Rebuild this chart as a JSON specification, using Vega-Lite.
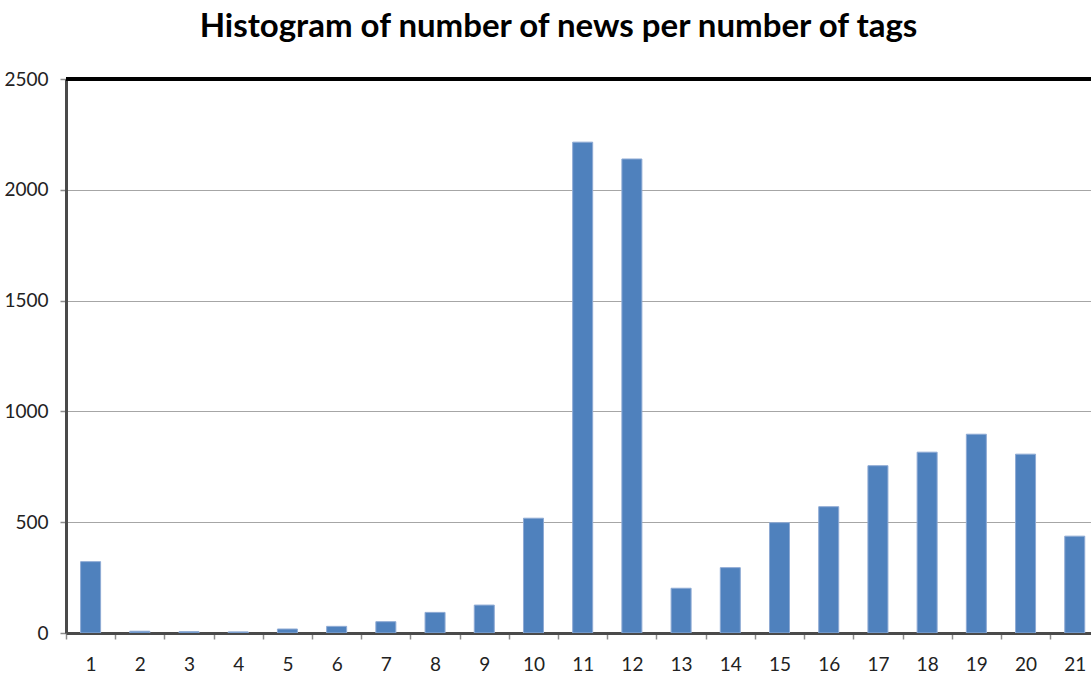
{
  "$schema": "https://vega.github.io/schema/vega-lite/v6.json",
  "autosize": {"type": "none"},
  "width": 1025,
  "height": 554,
  "padding": {"left": 66, "top": 79, "right": 0, "bottom": 42},
  "background": "white",
  "title": {
    "text": "Histogram of number of news per number of tags",
    "font": "Lato",
    "fontSize": 33,
    "fontWeight": "bold",
    "color": "#000000",
    "anchor": "middle",
    "dx": -20,
    "offset": 26
  },
  "config": {
    "view": {"stroke": null},
    "axis": {
      "labelFont": "Lato",
      "labelFontSize": 19,
      "labelColor": "#222222",
      "tickColor": "#8c8c8c",
      "tickWidth": 1.5,
      "tickSize": 6,
      "domainColor": "#4a4a4a",
      "domainWidth": 3,
      "title": null
    }
  },
  "data": {
    "values": [
      {"tags": 1, "news": 322},
      {"tags": 2, "news": 8},
      {"tags": 3, "news": 6},
      {"tags": 4, "news": 5},
      {"tags": 5, "news": 18},
      {"tags": 6, "news": 30},
      {"tags": 7, "news": 51},
      {"tags": 8, "news": 93},
      {"tags": 9, "news": 126},
      {"tags": 10, "news": 518},
      {"tags": 11, "news": 2215},
      {"tags": 12, "news": 2139},
      {"tags": 13, "news": 202},
      {"tags": 14, "news": 295},
      {"tags": 15, "news": 498},
      {"tags": 16, "news": 570},
      {"tags": 17, "news": 755},
      {"tags": 18, "news": 816},
      {"tags": 19, "news": 897},
      {"tags": 20, "news": 807},
      {"tags": 21, "news": 437}
    ]
  },
  "layer": [
    {
      "mark": {
        "type": "bar",
        "orient": "vertical",
        "size": 20,
        "color": "#4f81bd",
        "stroke": "#8eaad4",
        "strokeWidth": 1,
        "clip": true
      },
      "encoding": {
        "x": {
          "field": "tags",
          "type": "quantitative",
          "scale": {"domain": [0.5, 21.33], "nice": false, "zero": false, "padding": 0},
          "axis": {
            "values": [1, 2, 3, 4, 5, 6, 7, 8, 9, 10, 11, 12, 13, 14, 15, 16, 17, 18, 19, 20, 21],
            "format": "d",
            "grid": false,
            "tickOffset": -24.6,
            "labelOffset": 24.6,
            "labelPadding": 16
          }
        },
        "y": {
          "field": "news",
          "type": "quantitative",
          "scale": {"domain": [0, 2500], "nice": false, "padding": 0},
          "axis": {
            "values": [0, 500, 1000, 1500, 2000, 2500],
            "format": "d",
            "grid": true,
            "gridColor": "#a6a6a6",
            "gridWidth": 1.2,
            "labelPadding": 12
          }
        }
      }
    },
    {
      "mark": {"type": "rule", "color": "#000000", "strokeWidth": 3},
      "encoding": {"y": {"datum": 2500}}
    }
  ]
}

+ + + + +

WHAT YOU WILL DO - Leave out the pictures and print every line of the data exactly.

TASK SOLUTION -
Rebuild this chart as a JSON specification, using Vega-Lite.
{
  "$schema": "https://vega.github.io/schema/vega-lite/v6.json",
  "autosize": {"type": "none"},
  "width": 1025,
  "height": 554,
  "padding": {"left": 66, "top": 79, "right": 0, "bottom": 42},
  "background": "white",
  "title": {
    "text": "Histogram of number of news per number of tags",
    "font": "Lato",
    "fontSize": 33,
    "fontWeight": "bold",
    "color": "#000000",
    "anchor": "middle",
    "dx": -20,
    "offset": 26
  },
  "config": {
    "view": {"stroke": null},
    "axis": {
      "labelFont": "Lato",
      "labelFontSize": 19,
      "labelColor": "#222222",
      "tickColor": "#8c8c8c",
      "tickWidth": 1.5,
      "tickSize": 6,
      "domainColor": "#4a4a4a",
      "domainWidth": 3,
      "title": null
    }
  },
  "data": {
    "values": [
      {"tags": 1, "news": 322},
      {"tags": 2, "news": 8},
      {"tags": 3, "news": 6},
      {"tags": 4, "news": 5},
      {"tags": 5, "news": 18},
      {"tags": 6, "news": 30},
      {"tags": 7, "news": 51},
      {"tags": 8, "news": 93},
      {"tags": 9, "news": 126},
      {"tags": 10, "news": 518},
      {"tags": 11, "news": 2215},
      {"tags": 12, "news": 2139},
      {"tags": 13, "news": 202},
      {"tags": 14, "news": 295},
      {"tags": 15, "news": 498},
      {"tags": 16, "news": 570},
      {"tags": 17, "news": 755},
      {"tags": 18, "news": 816},
      {"tags": 19, "news": 897},
      {"tags": 20, "news": 807},
      {"tags": 21, "news": 437}
    ]
  },
  "layer": [
    {
      "mark": {
        "type": "bar",
        "orient": "vertical",
        "size": 20,
        "color": "#4f81bd",
        "stroke": "#8eaad4",
        "strokeWidth": 1,
        "clip": true
      },
      "encoding": {
        "x": {
          "field": "tags",
          "type": "quantitative",
          "scale": {"domain": [0.5, 21.33], "nice": false, "zero": false, "padding": 0},
          "axis": {
            "values": [1, 2, 3, 4, 5, 6, 7, 8, 9, 10, 11, 12, 13, 14, 15, 16, 17, 18, 19, 20, 21],
            "format": "d",
            "grid": false,
            "tickOffset": -24.6,
            "labelOffset": 24.6,
            "labelPadding": 16
          }
        },
        "y": {
          "field": "news",
          "type": "quantitative",
          "scale": {"domain": [0, 2500], "nice": false, "padding": 0},
          "axis": {
            "values": [0, 500, 1000, 1500, 2000, 2500],
            "format": "d",
            "grid": true,
            "gridColor": "#a6a6a6",
            "gridWidth": 1.2,
            "labelPadding": 12
          }
        }
      }
    },
    {
      "mark": {"type": "rule", "color": "#000000", "strokeWidth": 3},
      "encoding": {"y": {"datum": 2500}}
    }
  ]
}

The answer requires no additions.